[start]

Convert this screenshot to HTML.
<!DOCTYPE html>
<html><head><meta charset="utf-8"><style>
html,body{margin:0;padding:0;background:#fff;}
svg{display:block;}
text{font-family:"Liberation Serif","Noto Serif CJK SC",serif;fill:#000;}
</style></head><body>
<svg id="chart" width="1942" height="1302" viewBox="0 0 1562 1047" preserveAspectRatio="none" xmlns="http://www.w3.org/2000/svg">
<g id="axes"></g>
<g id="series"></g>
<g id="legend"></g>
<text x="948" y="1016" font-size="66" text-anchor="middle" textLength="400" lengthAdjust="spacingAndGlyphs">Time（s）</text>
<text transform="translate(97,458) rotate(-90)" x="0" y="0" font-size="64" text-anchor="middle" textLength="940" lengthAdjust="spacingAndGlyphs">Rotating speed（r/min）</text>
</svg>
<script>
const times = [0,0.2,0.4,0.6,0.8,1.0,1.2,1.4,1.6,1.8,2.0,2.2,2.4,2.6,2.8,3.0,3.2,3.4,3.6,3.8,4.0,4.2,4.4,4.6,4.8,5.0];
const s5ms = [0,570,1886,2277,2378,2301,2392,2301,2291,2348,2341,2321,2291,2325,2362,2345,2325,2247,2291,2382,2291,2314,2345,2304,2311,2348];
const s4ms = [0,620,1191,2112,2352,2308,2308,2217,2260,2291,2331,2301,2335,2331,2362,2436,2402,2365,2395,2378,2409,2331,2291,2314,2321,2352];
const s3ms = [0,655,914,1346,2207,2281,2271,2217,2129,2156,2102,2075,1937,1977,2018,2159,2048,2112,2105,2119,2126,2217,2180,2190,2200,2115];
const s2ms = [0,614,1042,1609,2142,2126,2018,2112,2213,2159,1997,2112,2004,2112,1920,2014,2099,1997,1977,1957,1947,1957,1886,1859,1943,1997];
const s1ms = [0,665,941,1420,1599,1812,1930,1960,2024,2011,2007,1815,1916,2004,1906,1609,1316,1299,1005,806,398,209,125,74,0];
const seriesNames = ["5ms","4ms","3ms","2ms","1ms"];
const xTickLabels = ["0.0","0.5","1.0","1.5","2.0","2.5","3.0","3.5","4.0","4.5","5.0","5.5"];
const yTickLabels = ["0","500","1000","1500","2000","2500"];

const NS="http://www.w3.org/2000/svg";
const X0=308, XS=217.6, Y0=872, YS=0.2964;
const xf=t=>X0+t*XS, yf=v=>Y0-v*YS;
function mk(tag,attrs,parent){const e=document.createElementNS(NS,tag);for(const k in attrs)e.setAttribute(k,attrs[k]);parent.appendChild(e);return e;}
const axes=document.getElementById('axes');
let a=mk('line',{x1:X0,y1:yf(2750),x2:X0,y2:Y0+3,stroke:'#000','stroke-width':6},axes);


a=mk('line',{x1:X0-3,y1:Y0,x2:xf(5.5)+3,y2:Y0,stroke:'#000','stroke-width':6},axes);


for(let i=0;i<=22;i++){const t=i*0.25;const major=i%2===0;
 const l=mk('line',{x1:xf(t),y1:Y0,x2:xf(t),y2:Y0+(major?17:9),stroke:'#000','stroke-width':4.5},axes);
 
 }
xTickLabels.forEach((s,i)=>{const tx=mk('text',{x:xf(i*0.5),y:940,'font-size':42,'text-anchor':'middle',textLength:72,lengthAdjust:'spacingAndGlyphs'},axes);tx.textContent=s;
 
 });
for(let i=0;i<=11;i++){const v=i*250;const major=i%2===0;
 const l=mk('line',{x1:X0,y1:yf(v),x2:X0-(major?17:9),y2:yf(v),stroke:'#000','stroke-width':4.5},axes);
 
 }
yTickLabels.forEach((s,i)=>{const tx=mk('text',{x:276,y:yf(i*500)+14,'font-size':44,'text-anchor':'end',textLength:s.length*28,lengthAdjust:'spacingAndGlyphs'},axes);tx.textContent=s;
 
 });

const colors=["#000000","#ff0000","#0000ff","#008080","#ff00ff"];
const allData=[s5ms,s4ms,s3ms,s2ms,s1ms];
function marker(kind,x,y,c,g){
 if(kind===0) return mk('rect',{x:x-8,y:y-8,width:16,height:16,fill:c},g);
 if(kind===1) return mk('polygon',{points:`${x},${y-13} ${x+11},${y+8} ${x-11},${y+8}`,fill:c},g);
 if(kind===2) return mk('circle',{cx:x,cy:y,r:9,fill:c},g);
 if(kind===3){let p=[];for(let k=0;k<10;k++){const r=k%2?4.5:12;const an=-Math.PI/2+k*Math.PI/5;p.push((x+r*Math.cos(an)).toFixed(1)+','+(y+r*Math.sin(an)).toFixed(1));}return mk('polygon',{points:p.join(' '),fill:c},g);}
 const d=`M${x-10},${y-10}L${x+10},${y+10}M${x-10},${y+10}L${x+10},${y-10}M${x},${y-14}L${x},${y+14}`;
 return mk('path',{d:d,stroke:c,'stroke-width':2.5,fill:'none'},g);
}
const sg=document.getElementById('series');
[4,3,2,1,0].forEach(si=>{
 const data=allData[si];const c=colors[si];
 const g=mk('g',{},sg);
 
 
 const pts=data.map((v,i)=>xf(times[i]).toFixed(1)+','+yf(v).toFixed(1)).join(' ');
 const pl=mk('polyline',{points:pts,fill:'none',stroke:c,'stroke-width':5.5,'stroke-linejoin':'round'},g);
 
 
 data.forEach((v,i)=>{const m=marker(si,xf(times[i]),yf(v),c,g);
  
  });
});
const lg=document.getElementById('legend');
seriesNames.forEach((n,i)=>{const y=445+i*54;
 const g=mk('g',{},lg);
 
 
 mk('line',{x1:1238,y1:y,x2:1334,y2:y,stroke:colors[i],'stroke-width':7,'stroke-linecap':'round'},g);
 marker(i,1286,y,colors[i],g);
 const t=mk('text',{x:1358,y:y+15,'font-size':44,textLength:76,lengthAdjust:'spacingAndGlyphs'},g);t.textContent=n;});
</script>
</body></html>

[end]

**SET PROBLEM:**
Transcribe the whole listing exactly.

**CORRECT ANSWER:**
Convert this screenshot to HTML.
<!DOCTYPE html>
<html><head><meta charset="utf-8"><style>
html,body{margin:0;padding:0;background:#fff;}
svg{display:block;}
text{font-family:"Liberation Serif","Noto Serif CJK SC",serif;fill:#000;}
</style></head><body>
<svg id="chart" width="1942" height="1302" viewBox="0 0 1562 1047" preserveAspectRatio="none" xmlns="http://www.w3.org/2000/svg">
<g id="axes"></g>
<g id="series"></g>
<g id="legend"></g>
<text x="948" y="1016" font-size="66" text-anchor="middle" textLength="400" lengthAdjust="spacingAndGlyphs">Time（s）</text>
<text transform="translate(97,458) rotate(-90)" x="0" y="0" font-size="64" text-anchor="middle" textLength="940" lengthAdjust="spacingAndGlyphs">Rotating speed（r/min）</text>
</svg>
<script>
const times = [0,0.2,0.4,0.6,0.8,1.0,1.2,1.4,1.6,1.8,2.0,2.2,2.4,2.6,2.8,3.0,3.2,3.4,3.6,3.8,4.0,4.2,4.4,4.6,4.8,5.0];
const s5ms = [0,570,1886,2277,2378,2301,2392,2301,2291,2348,2341,2321,2291,2325,2362,2345,2325,2247,2291,2382,2291,2314,2345,2304,2311,2348];
const s4ms = [0,620,1191,2112,2352,2308,2308,2217,2260,2291,2331,2301,2335,2331,2362,2436,2402,2365,2395,2378,2409,2331,2291,2314,2321,2352];
const s3ms = [0,655,914,1346,2207,2281,2271,2217,2129,2156,2102,2075,1937,1977,2018,2159,2048,2112,2105,2119,2126,2217,2180,2190,2200,2115];
const s2ms = [0,614,1042,1609,2142,2126,2018,2112,2213,2159,1997,2112,2004,2112,1920,2014,2099,1997,1977,1957,1947,1957,1886,1859,1943,1997];
const s1ms = [0,665,941,1420,1599,1812,1930,1960,2024,2011,2007,1815,1916,2004,1906,1609,1316,1299,1005,806,398,209,125,74,0];
const seriesNames = ["5ms","4ms","3ms","2ms","1ms"];
const xTickLabels = ["0.0","0.5","1.0","1.5","2.0","2.5","3.0","3.5","4.0","4.5","5.0","5.5"];
const yTickLabels = ["0","500","1000","1500","2000","2500"];

const NS="http://www.w3.org/2000/svg";
const X0=308, XS=217.6, Y0=872, YS=0.2964;
const xf=t=>X0+t*XS, yf=v=>Y0-v*YS;
function mk(tag,attrs,parent){const e=document.createElementNS(NS,tag);for(const k in attrs)e.setAttribute(k,attrs[k]);parent.appendChild(e);return e;}
const axes=document.getElementById('axes');
let a=mk('line',{x1:X0,y1:yf(2750),x2:X0,y2:Y0+3,stroke:'#000','stroke-width':6},axes);


a=mk('line',{x1:X0-3,y1:Y0,x2:xf(5.5)+3,y2:Y0,stroke:'#000','stroke-width':6},axes);


for(let i=0;i<=22;i++){const t=i*0.25;const major=i%2===0;
 const l=mk('line',{x1:xf(t),y1:Y0,x2:xf(t),y2:Y0+(major?17:9),stroke:'#000','stroke-width':4.5},axes);
 
 }
xTickLabels.forEach((s,i)=>{const tx=mk('text',{x:xf(i*0.5),y:940,'font-size':42,'text-anchor':'middle',textLength:72,lengthAdjust:'spacingAndGlyphs'},axes);tx.textContent=s;
 
 });
for(let i=0;i<=11;i++){const v=i*250;const major=i%2===0;
 const l=mk('line',{x1:X0,y1:yf(v),x2:X0-(major?17:9),y2:yf(v),stroke:'#000','stroke-width':4.5},axes);
 
 }
yTickLabels.forEach((s,i)=>{const tx=mk('text',{x:276,y:yf(i*500)+14,'font-size':44,'text-anchor':'end',textLength:s.length*28,lengthAdjust:'spacingAndGlyphs'},axes);tx.textContent=s;
 
 });

const colors=["#000000","#ff0000","#0000ff","#008080","#ff00ff"];
const allData=[s5ms,s4ms,s3ms,s2ms,s1ms];
function marker(kind,x,y,c,g){
 if(kind===0) return mk('rect',{x:x-8,y:y-8,width:16,height:16,fill:c},g);
 if(kind===1) return mk('polygon',{points:`${x},${y-13} ${x+11},${y+8} ${x-11},${y+8}`,fill:c},g);
 if(kind===2) return mk('circle',{cx:x,cy:y,r:9,fill:c},g);
 if(kind===3){let p=[];for(let k=0;k<10;k++){const r=k%2?4.5:12;const an=-Math.PI/2+k*Math.PI/5;p.push((x+r*Math.cos(an)).toFixed(1)+','+(y+r*Math.sin(an)).toFixed(1));}return mk('polygon',{points:p.join(' '),fill:c},g);}
 const d=`M${x-10},${y-10}L${x+10},${y+10}M${x-10},${y+10}L${x+10},${y-10}M${x},${y-14}L${x},${y+14}`;
 return mk('path',{d:d,stroke:c,'stroke-width':2.5,fill:'none'},g);
}
const sg=document.getElementById('series');
[4,3,2,1,0].forEach(si=>{
 const data=allData[si];const c=colors[si];
 const g=mk('g',{},sg);
 
 
 const pts=data.map((v,i)=>xf(times[i]).toFixed(1)+','+yf(v).toFixed(1)).join(' ');
 const pl=mk('polyline',{points:pts,fill:'none',stroke:c,'stroke-width':5.5,'stroke-linejoin':'round'},g);
 
 
 data.forEach((v,i)=>{const m=marker(si,xf(times[i]),yf(v),c,g);
  
  });
});
const lg=document.getElementById('legend');
seriesNames.forEach((n,i)=>{const y=445+i*54;
 const g=mk('g',{},lg);
 
 
 mk('line',{x1:1238,y1:y,x2:1334,y2:y,stroke:colors[i],'stroke-width':7,'stroke-linecap':'round'},g);
 marker(i,1286,y,colors[i],g);
 const t=mk('text',{x:1358,y:y+15,'font-size':44,textLength:76,lengthAdjust:'spacingAndGlyphs'},g);t.textContent=n;});
</script>
</body></html>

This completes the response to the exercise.